Continued Clinical Development of a Novel Pleural and Tracheal Sealant

PROJECT ABSTRACT A range of lung diseases and critical illnesses, including complications of mechanical ventilation, as well as trauma can result in air leak from the lung (pneumothorax). These leaks often require immediate life-saving measures to stabilize for subsequent reparative interventions. Continued care can further be complicated by

chronic air leaks (bronchopleural fistula, BPF) requiring need for prolonged chest tube drainage and/or invasive surgery and can be difficult to manage. These all result in significantly increased morbidity, mortality, hospital stays, health care costs, and other complications. However, at present there are only limited options for directly

repairing pleural leaks, particularly chronic leaks, and new therapeutic interventions are critically needed. We have developed a novel sealant patch consisting of dopamine-conjugated methacrylated seaweed-derived alginate (ALG-MA-DA). The patch has desired materials properties, including tailorable stiffness, elasticity, and

adhesive strength, and is easily transported and applied to the lung surface. We have further designed, tested, and documented safety and efficacy in initial pre-clinical studies utilizing ex vivo and in vivo small and large (rat/pig) models of lung injuries. We now propose to further define optimal GMP-grade manufacturing, sterilization, and storage conditions, and

to further define longitudinal safety and efficacy in the small (rat) and large (pig) animal models of pleural injuries.
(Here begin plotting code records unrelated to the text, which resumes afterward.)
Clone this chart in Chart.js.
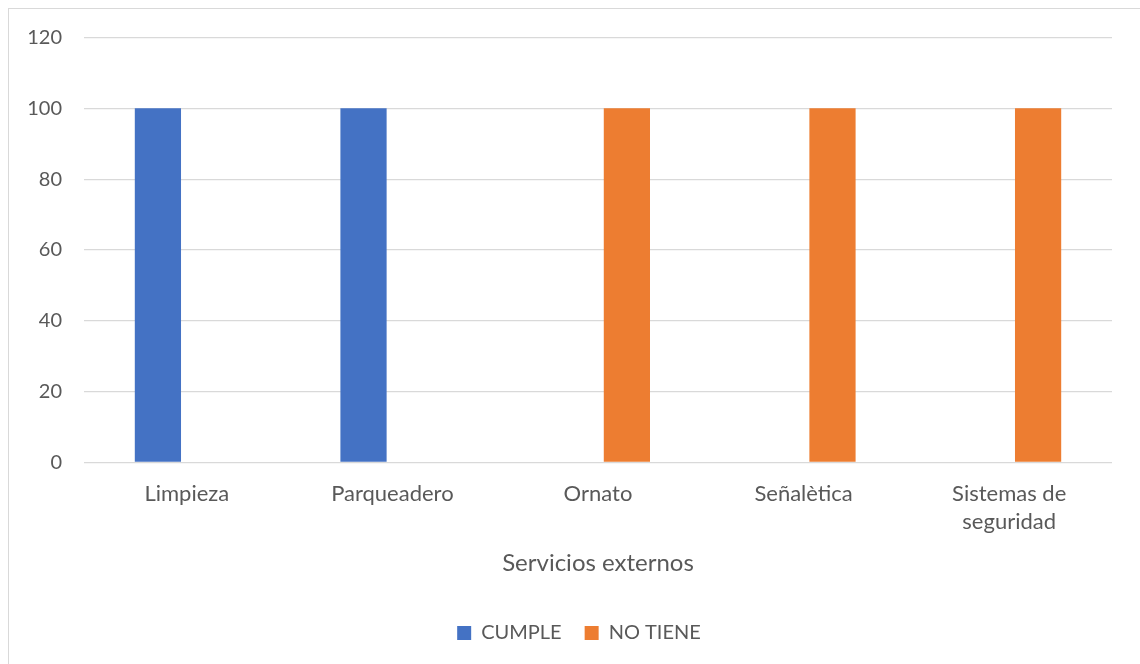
<!DOCTYPE html>
<html>
<head>
<meta charset="utf-8">
<script src="https://cdn.jsdelivr.net/npm/chart.js@4/dist/chart.umd.min.js"></script>
<style>
  html, body { margin: 0; padding: 0; background: #fff; overflow: hidden; }
  #wrap { position: absolute; left: 0; top: 0; width: 1140px; height: 664px; }
  #frame { position: absolute; left: 8px; top: 8px; width: 1140px; height: 664px;
           border-left: 1.5px solid #d9d9d9; border-top: 1.5px solid #d9d9d9; pointer-events: none; }
</style>
</head>
<body>
<div id="wrap"><canvas id="c" width="1140" height="664"></canvas></div>
<div id="frame"></div>
<script>
const categories = ["Limpieza", "Parqueadero", "Ornato", "Señalètica", ["Sistemas de", "seguridad"]];
const cumple = [100, 100, 0, 0, 0];
const noTiene = [0, 0, 100, 100, 100];
const seriesNames = ["CUMPLE", "NO TIENE"];
const yMin = 0, yMax = 120, yStep = 20;
const xTitle = "Servicios externos";

const FONT = "Lato, 'Open Sans', sans-serif";
const TXT = "#595959";

const shiftLegend = {
  id: "shiftLegend",
  afterLayout(chart) {
    if (chart.legend) { chart.legend.left += 23; chart.legend.right += 23; }
  }
};

new Chart(document.getElementById("c"), {
  type: "bar",
  data: {
    labels: categories,
    datasets: [
      { label: seriesNames[0], data: cumple, backgroundColor: "#4472C4", borderWidth: 0 },
      { label: seriesNames[1], data: noTiene, backgroundColor: "#ED7D31", borderWidth: 0 }
    ]
  },
  plugins: [shiftLegend],
  options: {
    responsive: false,
    animation: false,
    devicePixelRatio: 1,
    categoryPercentage: 0.562,
    barPercentage: 0.8,
    layout: { padding: { left: 0, right: 28, top: 37.5, bottom: 11 } },
    plugins: {
      tooltip: { enabled: false },
      legend: {
        position: "bottom",
        labels: {
          boxWidth: 14, boxHeight: 14, padding: 23,
          color: TXT, font: { family: FONT, size: 20 }
        }
      }
    },
    scales: {
      x: {
        grid: { display: false, drawTicks: false },
        border: { display: false },
        ticks: { color: TXT, padding: 17, maxRotation: 0, autoSkip: false,
                 font: { family: FONT, size: 22, lineHeight: 1.27 } },
        title: { display: true, text: xTitle, color: TXT,
                 font: { family: FONT, size: 24, lineHeight: 1.2 },
                 padding: { top: 0, bottom: 22.6 } },
        afterFit: (s) => { s.height = 137.5; }
      },
      y: {
        min: yMin, max: yMax,
        ticks: { stepSize: yStep, color: TXT, padding: 22, font: { family: FONT, size: 20 } },
        grid: { color: "#d9d9d9", lineWidth: 1.3, drawTicks: false },
        border: { display: false },
        afterFit: (s) => { s.width = 84; }
      }
    }
  }
});
</script>
</body>
</html>
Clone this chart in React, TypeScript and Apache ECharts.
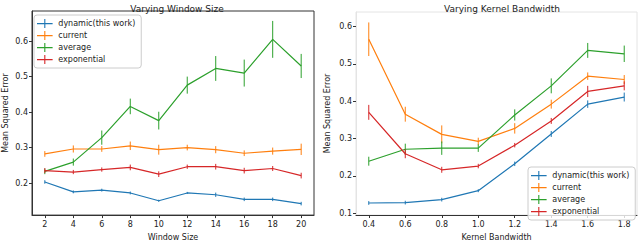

This will include assessing sealant patch efficacy with larger wounds and also assess efficacy of shelf-stored patches. We will also engage with the FDA for development of initial clinical investigations and a Pre-Sub (Q)

meeting is scheduled for April 10, 2023. The studies will be done with our industry partner Akina Inc and Accelerator partner CELLINK LLC. The developed system will fall under the FDA category as a class III medical device given both its invasive application and its use in supporting or sustaining human life. As such, the proposed Specific Aims are

consonant with the goals of the NIH Catalyze Program HL-23-014, “Product Definition Device Prototype Testing and Design Modification”. 1. To define optimal sterilization, preservation, and storage conditions of ready-to-use research-grade patches and apply this to manufacture and characterization of GMP-grade ALG-MA-DA patches

2. To further define ALG-MA-DA patch safety and efficacy in long-term rat and pig pleural injury models 3. To engage with the FDA and initiate an IND for initial clinical investigation.